> [Exercise] From the line with "Write a LaTeX" to the line with "(1000,0) rectangle (1267,6);", both lines included, set down exactly those lines, please, and no others.

> [Records provided]

=-=-=-=-=

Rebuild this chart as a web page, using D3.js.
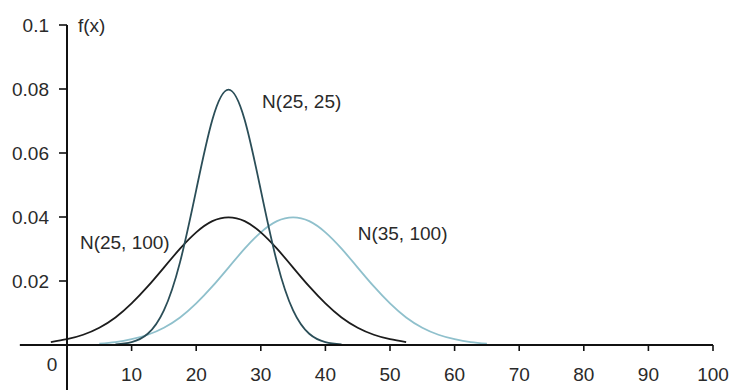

=-=-=-=-=

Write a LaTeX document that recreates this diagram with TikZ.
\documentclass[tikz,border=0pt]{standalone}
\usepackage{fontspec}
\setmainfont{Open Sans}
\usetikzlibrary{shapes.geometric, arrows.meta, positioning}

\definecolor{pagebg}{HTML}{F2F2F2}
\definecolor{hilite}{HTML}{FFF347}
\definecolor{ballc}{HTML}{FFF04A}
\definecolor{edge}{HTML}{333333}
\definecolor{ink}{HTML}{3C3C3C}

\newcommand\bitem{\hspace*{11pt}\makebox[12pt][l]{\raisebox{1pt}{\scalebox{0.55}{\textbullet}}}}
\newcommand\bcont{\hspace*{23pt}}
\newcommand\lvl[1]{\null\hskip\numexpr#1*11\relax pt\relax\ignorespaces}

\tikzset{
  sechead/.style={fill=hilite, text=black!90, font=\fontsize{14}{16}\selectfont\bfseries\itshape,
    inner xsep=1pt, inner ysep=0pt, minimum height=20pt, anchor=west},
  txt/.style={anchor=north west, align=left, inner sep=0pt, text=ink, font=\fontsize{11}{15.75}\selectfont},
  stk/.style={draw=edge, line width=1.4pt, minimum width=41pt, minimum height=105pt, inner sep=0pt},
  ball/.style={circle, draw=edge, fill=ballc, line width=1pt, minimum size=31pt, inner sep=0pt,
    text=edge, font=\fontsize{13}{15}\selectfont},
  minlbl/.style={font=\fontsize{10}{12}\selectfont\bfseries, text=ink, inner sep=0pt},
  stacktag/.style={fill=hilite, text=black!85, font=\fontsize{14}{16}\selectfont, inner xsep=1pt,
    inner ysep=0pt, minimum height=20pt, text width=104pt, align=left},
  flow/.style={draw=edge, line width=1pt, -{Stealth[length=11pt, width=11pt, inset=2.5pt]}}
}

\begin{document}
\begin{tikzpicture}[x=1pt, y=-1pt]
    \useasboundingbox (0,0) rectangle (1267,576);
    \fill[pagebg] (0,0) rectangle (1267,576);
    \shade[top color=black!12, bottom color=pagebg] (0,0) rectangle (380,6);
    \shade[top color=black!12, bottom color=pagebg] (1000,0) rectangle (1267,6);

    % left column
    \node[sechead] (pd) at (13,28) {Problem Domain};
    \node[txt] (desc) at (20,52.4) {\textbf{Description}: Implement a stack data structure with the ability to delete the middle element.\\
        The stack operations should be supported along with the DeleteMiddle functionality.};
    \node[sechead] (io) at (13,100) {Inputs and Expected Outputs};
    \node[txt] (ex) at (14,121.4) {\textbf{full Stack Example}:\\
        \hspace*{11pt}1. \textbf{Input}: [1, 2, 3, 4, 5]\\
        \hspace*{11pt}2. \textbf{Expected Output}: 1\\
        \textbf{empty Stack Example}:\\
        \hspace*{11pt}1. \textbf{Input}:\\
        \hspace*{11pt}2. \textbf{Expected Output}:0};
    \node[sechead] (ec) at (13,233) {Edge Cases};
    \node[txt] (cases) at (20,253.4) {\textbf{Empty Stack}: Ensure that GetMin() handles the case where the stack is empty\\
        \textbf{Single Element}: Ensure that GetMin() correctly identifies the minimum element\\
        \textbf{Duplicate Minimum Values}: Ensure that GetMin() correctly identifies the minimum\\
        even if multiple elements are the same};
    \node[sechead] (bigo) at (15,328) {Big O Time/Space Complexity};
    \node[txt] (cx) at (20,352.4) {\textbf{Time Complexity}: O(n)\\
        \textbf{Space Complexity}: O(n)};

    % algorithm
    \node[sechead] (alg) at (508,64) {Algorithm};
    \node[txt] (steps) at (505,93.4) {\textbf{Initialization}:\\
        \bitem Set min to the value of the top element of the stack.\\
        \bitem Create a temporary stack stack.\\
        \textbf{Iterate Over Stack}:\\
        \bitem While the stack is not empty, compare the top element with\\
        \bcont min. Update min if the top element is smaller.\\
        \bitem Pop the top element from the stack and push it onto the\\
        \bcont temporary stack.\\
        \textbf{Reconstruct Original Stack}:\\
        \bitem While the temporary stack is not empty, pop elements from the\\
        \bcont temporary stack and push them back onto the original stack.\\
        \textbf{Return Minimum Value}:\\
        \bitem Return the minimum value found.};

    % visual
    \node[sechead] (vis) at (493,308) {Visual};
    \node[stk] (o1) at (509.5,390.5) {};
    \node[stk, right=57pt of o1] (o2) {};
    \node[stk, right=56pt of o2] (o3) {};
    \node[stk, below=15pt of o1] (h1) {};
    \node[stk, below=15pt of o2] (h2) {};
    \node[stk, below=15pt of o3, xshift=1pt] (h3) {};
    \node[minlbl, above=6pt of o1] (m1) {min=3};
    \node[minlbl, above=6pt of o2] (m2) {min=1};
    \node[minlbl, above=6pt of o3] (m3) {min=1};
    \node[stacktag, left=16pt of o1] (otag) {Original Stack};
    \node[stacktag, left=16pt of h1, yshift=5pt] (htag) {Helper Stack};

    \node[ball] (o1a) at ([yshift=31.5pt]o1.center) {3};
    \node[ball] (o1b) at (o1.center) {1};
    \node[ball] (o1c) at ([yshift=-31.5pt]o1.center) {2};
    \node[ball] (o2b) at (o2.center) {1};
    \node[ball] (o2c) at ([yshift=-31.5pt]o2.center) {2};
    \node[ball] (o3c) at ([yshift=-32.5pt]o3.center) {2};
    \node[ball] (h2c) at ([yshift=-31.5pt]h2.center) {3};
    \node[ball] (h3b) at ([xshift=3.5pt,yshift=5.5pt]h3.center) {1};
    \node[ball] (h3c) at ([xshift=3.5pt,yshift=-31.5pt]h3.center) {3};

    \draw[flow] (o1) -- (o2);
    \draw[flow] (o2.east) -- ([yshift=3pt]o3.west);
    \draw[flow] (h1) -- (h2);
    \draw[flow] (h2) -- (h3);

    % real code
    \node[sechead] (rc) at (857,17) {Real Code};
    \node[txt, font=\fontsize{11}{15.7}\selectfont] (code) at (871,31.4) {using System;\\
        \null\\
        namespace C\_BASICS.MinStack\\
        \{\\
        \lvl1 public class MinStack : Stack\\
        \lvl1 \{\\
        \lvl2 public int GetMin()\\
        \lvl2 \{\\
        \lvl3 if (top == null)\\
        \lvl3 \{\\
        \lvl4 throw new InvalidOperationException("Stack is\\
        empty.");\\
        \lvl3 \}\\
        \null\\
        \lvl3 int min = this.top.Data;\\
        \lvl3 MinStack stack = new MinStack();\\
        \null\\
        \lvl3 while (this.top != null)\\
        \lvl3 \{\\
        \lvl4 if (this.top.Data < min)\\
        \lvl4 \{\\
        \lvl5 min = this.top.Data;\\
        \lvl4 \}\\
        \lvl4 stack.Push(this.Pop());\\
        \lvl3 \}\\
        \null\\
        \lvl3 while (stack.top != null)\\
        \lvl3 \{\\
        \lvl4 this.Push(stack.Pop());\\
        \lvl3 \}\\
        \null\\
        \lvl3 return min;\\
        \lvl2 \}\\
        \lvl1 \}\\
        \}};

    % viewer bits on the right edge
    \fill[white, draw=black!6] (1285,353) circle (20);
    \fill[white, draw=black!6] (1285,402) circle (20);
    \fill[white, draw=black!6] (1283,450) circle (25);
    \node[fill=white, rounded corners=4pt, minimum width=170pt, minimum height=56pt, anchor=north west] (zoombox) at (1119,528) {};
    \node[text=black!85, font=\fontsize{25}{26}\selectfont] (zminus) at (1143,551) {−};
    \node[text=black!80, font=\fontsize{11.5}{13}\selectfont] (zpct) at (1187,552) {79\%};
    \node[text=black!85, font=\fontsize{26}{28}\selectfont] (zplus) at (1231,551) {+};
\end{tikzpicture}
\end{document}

=-=-=-=-=

> [Answer to this exercise]
Write a LaTeX document that recreates this diagram with TikZ.
\documentclass[tikz,border=0pt]{standalone}
\usepackage{fontspec}
\setmainfont{Open Sans}
\usetikzlibrary{shapes.geometric, arrows.meta, positioning}

\definecolor{pagebg}{HTML}{F2F2F2}
\definecolor{hilite}{HTML}{FFF347}
\definecolor{ballc}{HTML}{FFF04A}
\definecolor{edge}{HTML}{333333}
\definecolor{ink}{HTML}{3C3C3C}

\newcommand\bitem{\hspace*{11pt}\makebox[12pt][l]{\raisebox{1pt}{\scalebox{0.55}{\textbullet}}}}
\newcommand\bcont{\hspace*{23pt}}
\newcommand\lvl[1]{\null\hskip\numexpr#1*11\relax pt\relax\ignorespaces}

\tikzset{
  sechead/.style={fill=hilite, text=black!90, font=\fontsize{14}{16}\selectfont\bfseries\itshape,
    inner xsep=1pt, inner ysep=0pt, minimum height=20pt, anchor=west},
  txt/.style={anchor=north west, align=left, inner sep=0pt, text=ink, font=\fontsize{11}{15.75}\selectfont},
  stk/.style={draw=edge, line width=1.4pt, minimum width=41pt, minimum height=105pt, inner sep=0pt},
  ball/.style={circle, draw=edge, fill=ballc, line width=1pt, minimum size=31pt, inner sep=0pt,
    text=edge, font=\fontsize{13}{15}\selectfont},
  minlbl/.style={font=\fontsize{10}{12}\selectfont\bfseries, text=ink, inner sep=0pt},
  stacktag/.style={fill=hilite, text=black!85, font=\fontsize{14}{16}\selectfont, inner xsep=1pt,
    inner ysep=0pt, minimum height=20pt, text width=104pt, align=left},
  flow/.style={draw=edge, line width=1pt, -{Stealth[length=11pt, width=11pt, inset=2.5pt]}}
}

\begin{document}
\begin{tikzpicture}[x=1pt, y=-1pt]
    \useasboundingbox (0,0) rectangle (1267,576);
    \fill[pagebg] (0,0) rectangle (1267,576);
    \shade[top color=black!12, bottom color=pagebg] (0,0) rectangle (380,6);
    \shade[top color=black!12, bottom color=pagebg] (1000,0) rectangle (1267,6);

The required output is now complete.